Half a year before the camp, Chan sustained a herniated disc in his lower back that he could not even walk and was admitted to the hospital.

“I have now recovered, yet it kind of gives me mental pressure that it will recur right before our performance,” he adds.

Despite all the worries, Chan performed on the big day with heartfelt happiness.

“There are things that you may never get the opportunity to try again, and that’s why I always embrace the chance to try things I’ve never experienced before, wholeheartedly, ” he says.

Chan believes that age does not matter when it comes to chasing dreams. 

“Perhaps each of us has our unfinished dreams, so why don’t we just try and chase after them? What matters is living with no regrets,” he says.

“Retirement is not the end, but an exciting beginning of living life to the fullest,” he adds., 

His belief is very similar to the motto of the ballet camp – ‘Joyful learning, ageless delight’. 

“Age is not the main concern when we do ballet. Many may believe that ballet should be taken up at three, but in fact a lot of people start learning ballet in their adulthood. Rather than age, one’s talent, passion, physical and mental condition matters more in ballet,” Vency Kwok Man-si, Senior Education & Community Outreach Manager at HK Ballet says.

Vency Kwok Man-si (front left) and participants interacting with the audience during the performance. (Photo Courtesy of Hong Kong Ballet)

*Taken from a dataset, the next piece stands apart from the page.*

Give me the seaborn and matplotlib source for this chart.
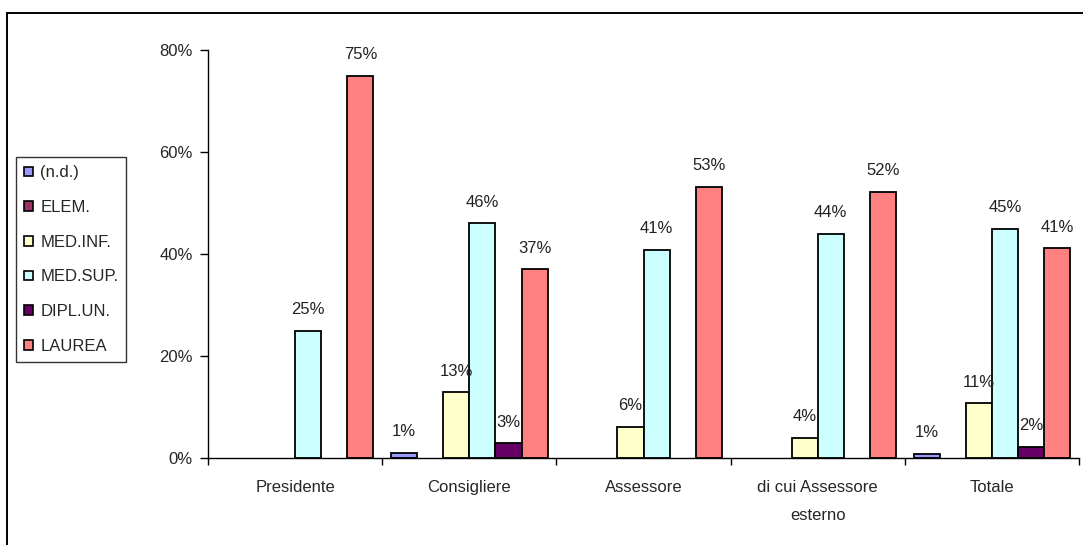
import numpy as np
import pandas as pd
import matplotlib
matplotlib.use("Agg")
import matplotlib.pyplot as plt
from matplotlib.patches import Patch
from matplotlib.lines import Line2D
from matplotlib.ticker import PercentFormatter, FixedLocator
import seaborn as sns

# Education level of office holders, share per role
roles = ["Presidente", "Consigliere", "Assessore", "di cui Assessore\nesterno", "Totale"]
levels = ["(n.d.)", "ELEM.", "MED.INF.", "MED.SUP.", "DIPL.UN.", "LAUREA"]

nd      = [0.000, 0.010, 0.000, 0.000, 0.008]
elem    = [0.000, 0.000, 0.000, 0.000, 0.000]
med_inf = [0.000, 0.129, 0.061, 0.040, 0.107]
med_sup = [0.250, 0.460, 0.408, 0.439, 0.450]
dipl_un = [0.000, 0.029, 0.000, 0.000, 0.022]
laurea  = [0.750, 0.370, 0.532, 0.522, 0.411]

colors = ["#9999FF", "#993366", "#FFFFCC", "#CCFFFF", "#660066", "#FF8080"]

series = [nd, elem, med_inf, med_sup, dipl_un, laurea]
df = pd.DataFrame(
    [(r, lev, v) for lev, vals in zip(levels, series) for r, v in zip(roles, vals)],
    columns=["ruolo", "titolo", "quota"],
)

sns.set_theme(style="white")
plt.rcParams["font.family"] = ["Liberation Sans", "DejaVu Sans"]
FS = 12

fig = plt.figure(figsize=(10.83, 5.45), dpi=100)
W, H = 1083, 545
ax = fig.add_axes([208 / W, 1 - 458 / H, (1079 - 208) / W, (458 - 50) / H])

sns.barplot(
    data=df, x="ruolo", y="quota", hue="titolo",
    order=roles, hue_order=levels, palette=colors,
    width=0.9, edgecolor="black", linewidth=1.3,
    errorbar=None, legend=False, ax=ax, saturation=1,
)

# value labels above non-zero bars; empty bars stay invisible
for cont in ax.containers:
    for bar in cont:
        h = bar.get_height()
        if h > 0:
            ax.annotate(f"{h * 100:.0f}%",
                        (bar.get_x() + bar.get_width() / 2, h),
                        xytext=(0, 12), textcoords="offset points",
                        ha="center", va="baseline", fontsize=FS, color="#222222")
        else:
            bar.set_linewidth(0)

ax.set_ylim(0, 0.8)
ax.set_xlim(-0.5, len(roles) - 0.5)
ax.set_yticks([0, 0.2, 0.4, 0.6, 0.8])
ax.yaxis.set_major_formatter(PercentFormatter(1.0, decimals=0))
ax.set_xlabel("")
ax.set_ylabel("")

for s in ["top", "right"]:
    ax.spines[s].set_visible(False)
for s in ["left", "bottom"]:
    ax.spines[s].set_color("black")
    ax.spines[s].set_linewidth(1.0)
    ax.spines[s].set_zorder(5)

ax.tick_params(axis="y", which="major", direction="out", length=6, width=1,
               color="black", labelsize=FS, pad=5, left=True)
ax.tick_params(axis="x", which="major", length=0, labelsize=FS, pad=16)
ax.xaxis.set_minor_locator(FixedLocator(np.arange(len(roles) + 1) - 0.5))
ax.tick_params(axis="x", which="minor", direction="out", length=5, width=1,
               color="black", bottom=True)
for lbl in ax.get_xticklabels():
    lbl.set_linespacing(2.05)
    lbl.set_va("top")

handles = [Patch(facecolor=c, edgecolor="black", linewidth=1.2) for c in colors]
leg = fig.legend(handles, levels, loc="upper left",
                 bbox_to_anchor=(16 / W, 1 - 157 / H), borderaxespad=0,
                 frameon=True, fancybox=False, fontsize=FS,
                 handlelength=0.5, handleheight=0.5, handletextpad=0.45,
                 labelspacing=1.18, borderpad=0.5)
leg.get_frame().set_edgecolor("black")
leg.get_frame().set_linewidth(1.0)

# outer chart frame
fig.add_artist(Line2D([7 / W, 1.0], [1 - 13 / H, 1 - 13 / H],
                      transform=fig.transFigure, color="black", lw=1.4))
fig.add_artist(Line2D([7 / W, 7 / W], [1 - 13 / H, 0.0],
                      transform=fig.transFigure, color="black", lw=1.4))

fig.savefig("out.png", dpi=100, facecolor="white")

“We do silver ballet for those who always want to dance ballet, but don’t get any opportunities to do it when they are young,” Kwok says.

Kwok notes HK Ballet have consulted The Chinese University of Hong Kong Dance Medicine Research Clinic for elderly-appropriate ballet movements.

“When I first met the camp participants, I emphasized that safety comes first. If you feel you are unable to keep up with our kicks or bends, don’t force yourself to do it,” she says.

As one of the dance instructors in the camp, Kwok holds the Silver Swans License from the Royal Academy of Dance, which certifies her to deliver safe and inclusive ballet classes for adults over 55. 

“Teaching elderly is actually similar to teaching children. Instead of professional language, I use simple wordings to let participants easily remember the movements. For example, when they are waving their hand towards the left side, I tell them ‘the wind blows to the left’, ” she says. 

Kwok says the camp is magical. “Among the 41 participants, only four have dancing experience, but all of them managed to learn and perform the whole routine, including a one-minute group dance in just three days!” 

Participants performing a group dance
(Photo Courtesy of Hong Kong  Ballet
)

She adds that she was touched by her enthusiastic ‘senior students’. 

“Especially for a participant who struggled with coordination and performed in the front row, she was able to dance at last. Overwhelmed with joy, she kept saying ‘I did it’ while hugging the instructors,” she recalls.

“Another participant brought her whole family to watch the performance. Usually, we only reserved two seats for participants’ families and friends, but she bought three extra tickets for her family, including her daughter and her mother. With three generations gathering together, her mother even said that they can join the camp together next time,” she adds.

To spread the healthy and heartwarming energy, HK Ballet will continue to hold silver ballet activities in the future. 

“We will do the camp again. Definitely! ” Kwok says.